Ideally, yoga should be practiced daily, but not everyone can fit frequent classes into their busy routines. Practicing at home with a DVD is an option. There are also several free apps that you can download from the internet with inbuilt classes or free virtual classes on websites such as YouTube. However, most yoga teachers recommend joining a class initially, so that you can learn how to do the poses and breathing exercise correctly. You can then practice at home with a device of your choice, and if you wish, attend classes as often as you can. Because yoga is always performed barefoot, you will need a yoga mat for the practice, and do make sure you wear comfortable clothing.
Finding a class
You should be able to find a class in your area. Almost all renowned health clubs run regular classes, but you will have to pay a membership fee. If you’re on a budget, look out for advertisements in the library or local paper for pay-as-you-go classes.
Classes run from an hour to 90 minutes. If you are new to yoga, be sure to join a beginner’s class as you may find the intermediate one difficult to keep up with. In all cases, be sure to inform your instructor that you are new to yoga so that they are aware of your limitations.

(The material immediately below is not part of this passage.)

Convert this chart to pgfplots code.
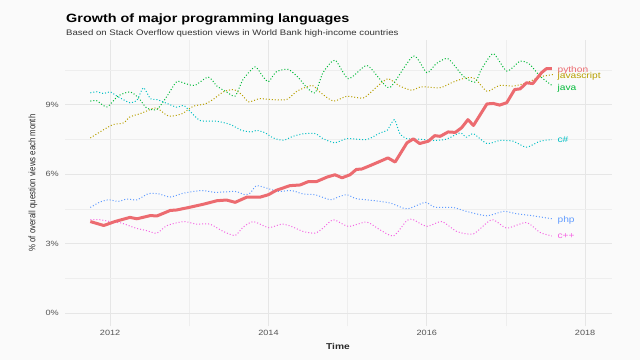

Yoga is a non-competitive exercise, so always go at your own pace. As tempting as it may be, don’t try to keep up with the rest of the class. Don’t force your body into a position when it is resisting or you will cause yourself an injury. If you can’t perform a particular asana just stop, sit it out and resume when you are more comfortable. If you can only reach a small percentage of the way in a stretch, that’s fine—only go as far as you comfortably can. Each time you practice, you will improve. In time, your body will become more flexible and you will be able to reach further.